Correct me if I'm wrong, but when I looked at the Launch Configuration for this Auto Scaling Group, I figured this won't be the case, because it always takes the configured AMI.


My general question is: What use does this set-up have, when I need to manually check in every once in a while (when exactly?) to update the AMI in the Launch Configuration and then terminate the instance to have a new one replace it?

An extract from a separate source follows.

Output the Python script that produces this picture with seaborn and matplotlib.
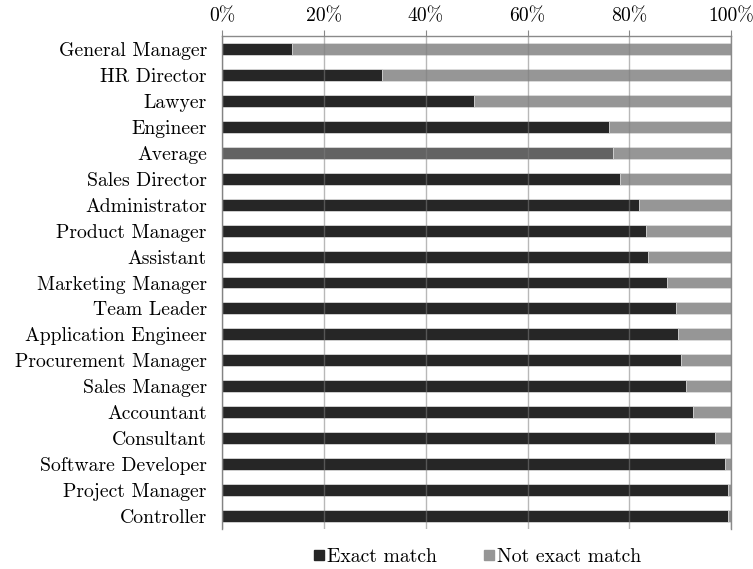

I understand that many people probably don't want to automate OS updates in a production cluster, because they want to test it first. But still, one might want to have a staging environment, where OS updates are applied automatically. Why do I use a highly automateable platform, when I still need to roll out OS updates manually. Is this a conceptual misunderstanding on my side?

Best Answer

I have created a Lambda function to update the instance agent in all my ECS clusters:

var AWS = require('aws-sdk');
AWS.config.update({ region: 'sa-east-1' });

exports.handler = async(event, context) => {
    var ecs = new AWS.ECS();

    var responseArray = [];

    const clusters = await ecs.listClusters({}).promise();

    for (var i = 0; i < clusters.clusterArns.length; i++) {
        const clusterArn = clusters.clusterArns[i];

        const clusterInstances = await ecs.listContainerInstances({
            cluster: clusterArn
        }).promise();

        for (var j = 0; j < clusterInstances.containerInstanceArns.length; j++) {
            const containerInstanceArn = clusterInstances.containerInstanceArns[j];

            try {
                const response = await ecs.updateContainerAgent({
                    containerInstance: containerInstanceArn,
                    cluster: clusterArn
                }).promise();

                responseArray.push({
                    cluster: clusterArn,
                    containerInstance: containerInstanceArn,
                    response: response
                });
            }
            catch (e) {
                responseArray.push({
                    cluster: clusterArn,
                    containerInstance: containerInstanceArn,
                    response: e
                });
            }
        }
    }

    return responseArray;
};

Then I created a CloudWatch event rule to execute lambda function daily. Works good for me.